Sofia: Bulgaria's Jews during WWII

Probably the best of recent books about Bulgaria is Richard Crampton's "Concise History of Bulgaria", updated in 2005. The distinguished historian of Eastern Europe leads the reader from the Bulgarian medieval kingdom to the Bulgarian state at the beginning of the 21st century when it stood at the doorsteps of NATO and the European Union.
More than half of the book deals with the troubled 20th century. During the Second World War, Bulgaria was allied to Nazi Germany. However, it managed to resist German pressure to deport its 50,000 strong Jewish population.
Where German and Bulgarian views and jurisdiction did clash in domestic Bulgarian affairs was over the Jewish question. In October 1941 the German minister in Sofia, Beckerle, had begun pressing for more restrictions on the Bulgarian Jews. Further measures were introduced early in 1942 with a 20 per cent levy on Jewish property, the enforcement of the wearing of the yellow star, the compulsory sale of Jewish business with the proceeds being deposited in blocked accounts, and the disbandment of almost all Jewish organisations. Yet so unpopular were these measures amongst the general population that the press was forbidden to report on them immediately but had to let out the information gradually. After yet more pressure from Beckerle the sobranie [Parliament] agreed in August 1942 to pass a bill depriving Jews in the occupied territories of their Bulgarian citizenship; it was a decision which was to cost most of those Jews their lives.
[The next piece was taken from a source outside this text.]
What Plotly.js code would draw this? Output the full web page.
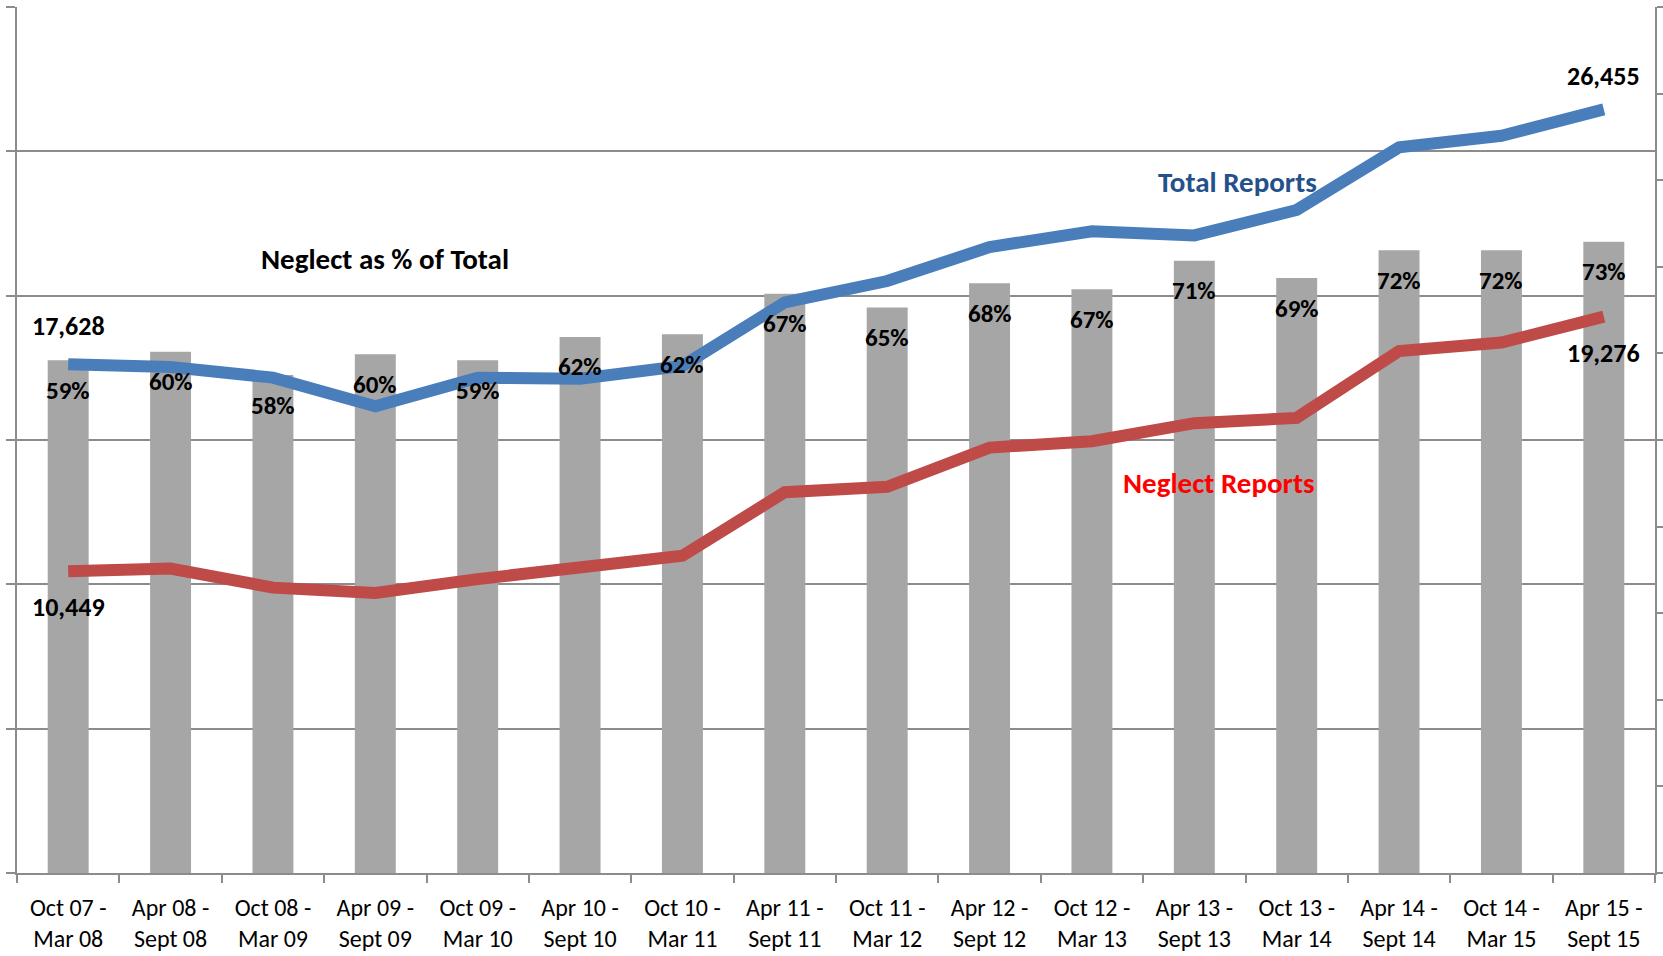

After the Wannsee conference and the decision to implement the final solution Nazi pressure intensified. A deputy of Eichmann's arrived in Sofia as assistant police attaché in the German mission with the brief to implement the next stage of the final solution. True to the agreement of the previous summer the Bulgarians did not impede the deportation in March 1943 of the Jews in the occupied lands. In the following months there was much less cooperation over the Jews with Bulgarian citizenship living in Bulgaria proper, at least 6,000 of whom the Nazis had wished to deport in the first wave of transports. The question was taken up by Dimitur Peshev, a deputy from Kiustendil where preparations were being made to concentrate the putative deportees. He drafted a petition to the king which was signed by over forty deputies from the government party; Boris then forbade the deportations. In May of the same year the persecutions were fiercely opposed by the Orthodox Church and once again no deportations took place. The protests were backed by organisations representing every section of Bulgarian life from authoritarian, pro-fascist MPs to the trade unions and the illegal communist party. In the light of such strong and united feelings in the nation the king found no difficulty in standing firm against further pressure from the Nazis. The deportations never took place and Bulgaria's fifty thousand Jews survived the war.
A Concise History of Bulgaria. Richard J. Crampton. 2005.